Rosario de Tesopaco (often abbreviated to Rosario) is a small town, the seat of Rosario de Tesopaco Municipality in the southeast of the Mexican state of Sonora.

==History==
The municipal seat was originally a cattle ranch called San Salvador Tesopaco. In 1622 the Jesuit missionary Diego Vandersipe founded the settlements of Santa Ana de Movas and San Joaquín de Nuri, which were seats of their respective municipalities belonging to the larger municipality of Rosario. In 1866 in the village of Movas there was a skirmish between the liberal troops of Coronel Asunción Correa and an Imperialist group commanded by Joaquín Monge; the liberals won. In 1879 it acquired the category of municipality and annexed the former municipalities of Movas and Nuri.

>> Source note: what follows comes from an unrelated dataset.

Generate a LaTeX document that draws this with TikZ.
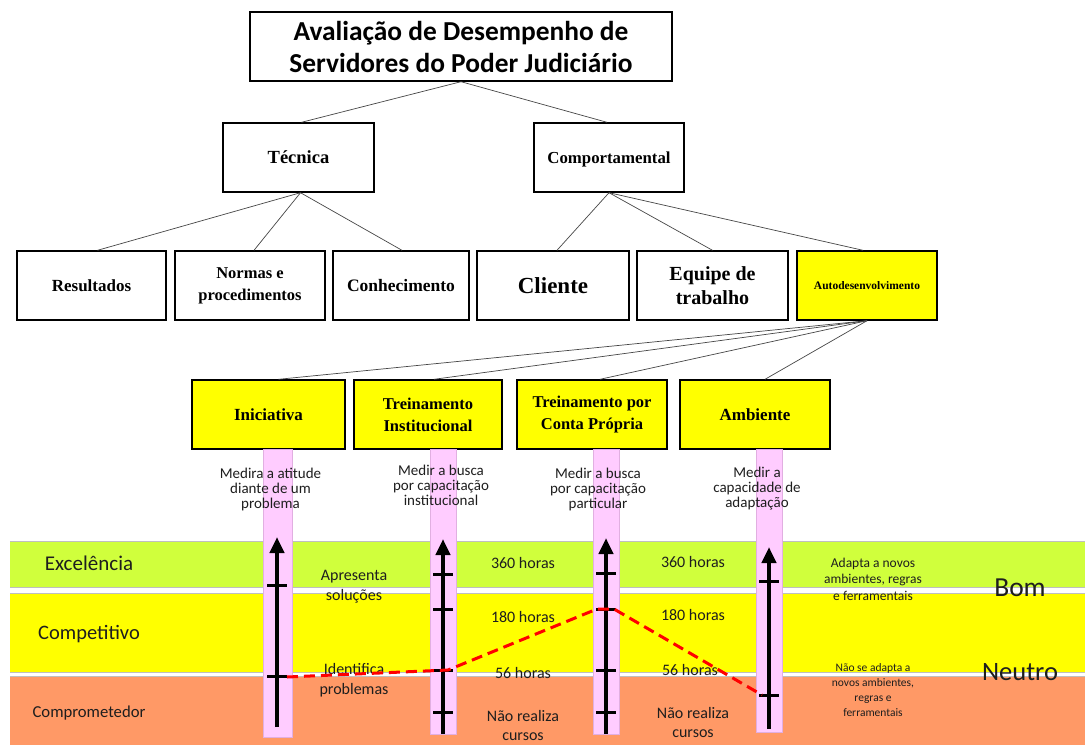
\documentclass[tikz,border=0pt]{standalone}
\usepackage{fontspec}
\setmainfont{Liberation Serif}
\newfontfamily\calib{Carlito}
\usetikzlibrary{arrows.meta}
\definecolor{bgreen}{RGB}{208,255,60}
\definecolor{byellow}{RGB}{255,255,0}
\definecolor{borange}{RGB}{255,153,102}
\definecolor{bpink}{RGB}{255,204,255}
\definecolor{pinkline}{RGB}{225,175,225}
\definecolor{edgegray}{RGB}{70,70,70}
\definecolor{txtgray}{RGB}{30,30,30}
\begin{document}
\begin{tikzpicture}[x=1pt,y=-1pt,
  box/.style={draw=black,line width=1.4pt,fill=white,minimum height=69pt,inner sep=2pt,align=center,font=\bfseries},
  ybox/.style={box,fill=byellow},
  link/.style={draw=edgegray,line width=0.7pt},
  bandfill/.style={draw=black!25,line width=0.8pt},
  colfill/.style={fill=bpink,draw=pinkline,line width=0.6pt},
  scalearrow/.style={line width=4pt,-{Triangle[width=14pt,length=16pt]}},
  tickmark/.style={line width=3pt},
  lbl/.style={font=\calib,text=txtgray,align=center,inner sep=0pt},
  trend/.style={draw=red,line width=3pt,dash pattern=on 11pt off 6pt}
]
\useasboundingbox (0,0) rectangle (1085,745);
\fill[white] (0,0) rectangle (1085,745);

% ---------- tree ----------
\node[box,minimum width=422pt,font=\calib\bfseries\fontsize{27.4}{32}\selectfont] (title) at (461,46.5)
  {Avaliação de Desempenho de\\Servidores do Poder Judiciário};
\node[box,minimum width=151pt,font=\bfseries\fontsize{18.5}{22}\selectfont] (tec) at (298.5,157.5) {Técnica};
\node[box,minimum width=150pt,font=\bfseries\fontsize{16.8}{20}\selectfont,text depth=0pt] (comp) at (609,157.5) {Comportamental};

\node[box,minimum width=149pt,font=\bfseries\fontsize{17}{21}\selectfont] (res) at (91.5,285.5) {Resultados};
\node[box,minimum width=150pt,font=\bfseries\fontsize{16.5}{22}\selectfont] (nor) at (250,285.5) {Normas e\\procedimentos};
\node[box,minimum width=136pt,font=\bfseries\fontsize{17.5}{21}\selectfont] (con) at (401,285.5) {Conhecimento};
\node[box,minimum width=152pt,font=\bfseries\fontsize{23}{26}\selectfont] (cli) at (553,285.5) {Cliente};
\node[box,minimum width=151pt,font=\bfseries\fontsize{20}{24}\selectfont] (equ) at (712.5,285.5) {Equipe de\\trabalho};
\node[ybox,minimum width=140pt,font=\bfseries\fontsize{11.5}{14}\selectfont] (aut) at (867,285.5) {Autodesenvolvimento};

\node[ybox,minimum width=153pt,font=\bfseries\fontsize{17}{22}\selectfont] (ini) at (268.5,414.5) {Iniciativa};
\node[ybox,minimum width=148pt,font=\bfseries\fontsize{16.5}{22}\selectfont] (tri) at (428,414.5) {Treinamento\\Institucional};
\node[ybox,minimum width=150pt,font=\bfseries\fontsize{16.5}{22}\selectfont] (trc) at (592,414.5) {Treinamento por\\Conta Própria};
\node[ybox,minimum width=150pt,font=\bfseries\fontsize{17}{22}\selectfont] (amb) at (755,414.5) {Ambiente};

\draw[link] (title.south) -- ([xshift=3pt]tec.north);
\draw[link] (title.south) -- ([xshift=-2pt]comp.north);
\draw[link] ([xshift=2pt]tec.south) -- ([xshift=6pt]res.north);
\draw[link] ([xshift=2pt]tec.south) -- ([xshift=4pt]nor.north);
\draw[link] ([xshift=2pt]tec.south) -- ([xshift=1pt]con.north);
\draw[link] (comp.south) -- ([xshift=4pt]cli.north);
\draw[link] (comp.south) -- (equ.north);
\draw[link] (comp.south) -- ([xshift=-4pt]aut.north);
\draw[link] (aut.south) -- ([xshift=10pt]ini.north);
\draw[link] (aut.south) -- ([xshift=6pt]tri.north);
\draw[link] (aut.south) -- ([xshift=8pt]trc.north);
\draw[link] (aut.south) -- ([xshift=10pt]amb.north);

% ---------- bands ----------
\fill[bgreen] (10,541) rectangle (1085,587);
\draw[bandfill] (10,541) -- (1085,541) (10,587) -- (1085,587);
\fill[byellow] (10,593) rectangle (1085,672);
\draw[bandfill] (10,593) -- (1085,593) (10,672) -- (1085,672);
\fill[borange] (10,676) rectangle (1085,745);
\draw[bandfill] (10,676) -- (1085,676);

% ---------- pink columns ----------
\filldraw[colfill] (263,449) rectangle (292,737);
\filldraw[colfill] (430,449) rectangle (456,734);
\filldraw[colfill] (593,449) rectangle (619,734);
\filldraw[colfill] (756,449) rectangle (782,732);

% ---------- column descriptions ----------
\node[lbl,font=\calib\fontsize{15}{15}\selectfont] (d1) at (270.5,489) {Medira a atitude\\diante de um\\problema};
\node[lbl,font=\calib\fontsize{15}{15}\selectfont] (d2) at (441,485) {Medir a busca\\por capacitação\\institucional};
\node[lbl,font=\calib\fontsize{15}{15}\selectfont] (d3) at (598,489) {Medir a busca\\por capacitação\\particular};
\node[lbl,font=\calib\fontsize{15}{15}\selectfont] (d4) at (757,489) {Medir a\\capacidade de\\adaptação};

% ---------- band labels ----------
\node[lbl,font=\calib\fontsize{21}{24}\selectfont] (exc) at (89,563) {Excelência};
\node[lbl,font=\calib\fontsize{20.5}{24}\selectfont] (cpt) at (89,634) {Competitivo};
\node[lbl,font=\calib\fontsize{16.7}{20}\selectfont] (cmp) at (89,713) {Comprometedor};

\node[lbl,font=\calib\fontsize{16}{20}\selectfont] (apr) at (354,587) {Apresenta\\soluções};
\node[lbl,font=\calib\fontsize{16}{20}\selectfont] (idf) at (354,680) {Identifica\\problemas};

\node[lbl,font=\calib\fontsize{16}{20}\selectfont] (h1a) at (523,563) {360 horas};
\node[lbl,font=\calib\fontsize{16}{20}\selectfont] (h1b) at (523,617) {180 horas};
\node[lbl,font=\calib\fontsize{16}{20}\selectfont] (h1c) at (523,673) {56 horas};
\node[lbl,font=\calib\fontsize{16}{19}\selectfont] (h1d) at (523,725.5) {Não realiza\\cursos};

\node[lbl,font=\calib\fontsize{16}{20}\selectfont] (h2a) at (693,562) {360 horas};
\node[lbl,font=\calib\fontsize{16}{20}\selectfont] (h2b) at (693,615) {180 horas};
\node[lbl,font=\calib\fontsize{16}{20}\selectfont] (h2c) at (690,670) {56 horas};
\node[lbl,font=\calib\fontsize{16}{19}\selectfont] (h2d) at (693,722.5) {Não realiza\\cursos};

\node[lbl,font=\calib\fontsize{13.5}{16.5}\selectfont] (ad1) at (873,579) {Adapta a novos\\ambientes, regras\\e ferramentais};
\node[lbl,font=\calib\fontsize{11.5}{14.7}\selectfont] (ad2) at (873,690) {Não se adapta a\\novos ambientes,\\regras e\\ferramentais};

\node[lbl,font=\calib\fontsize{27.5}{30}\selectfont] (bom) at (1020,588) {Bom};
\node[lbl,font=\calib\fontsize{26.5}{30}\selectfont] (neu) at (1020,672) {Neutro};

% ---------- scale arrows ----------
\draw[scalearrow] (277,727) -- (277,537);
\foreach \y in {585,676} \draw[tickmark] (267,\y) -- (287,\y);
\draw[scalearrow] (443,734) -- (443,539);
\foreach \y in {574,609,670,712} \draw[tickmark] (433,\y) -- (453,\y);
\draw[scalearrow] (606,734) -- (606,538);
\foreach \y in {573,609,670,712} \draw[tickmark] (596,\y) -- (616,\y);
\draw[scalearrow] (769,729) -- (769,547);
\foreach \y in {581,695} \draw[tickmark] (759,\y) -- (779,\y);

% ---------- trend line ----------
\coordinate (p1) at (287,677);
\coordinate (p2) at (448,670);
\coordinate (p3) at (597,609);
\coordinate (p4) at (614,609);
\coordinate (p5) at (762,695);
\draw[trend] (p1) -- (p2) -- (p3) -- (p4) -- (p5);
\end{tikzpicture}
\end{document}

The population of Rosario de Tesocapo is 5,432 as of 2000.

==Health and education==
There were 23 schools and a small health clinic in 2000. A central gathering place for the community is the town square, a beautifully built area with stone floors and tall pillars. This space is used for community gatherings where music flows through the space and individuals bring their own cooking and baking.

==Economy==
The main economic activity is cattle raising. In 2000 the census counted over 35,000 head of cattle. A second major economic driver is mining which has brought financial improvements to the community. The community boasts small local businesses including shoemaker, clothing maker as well as small local markets.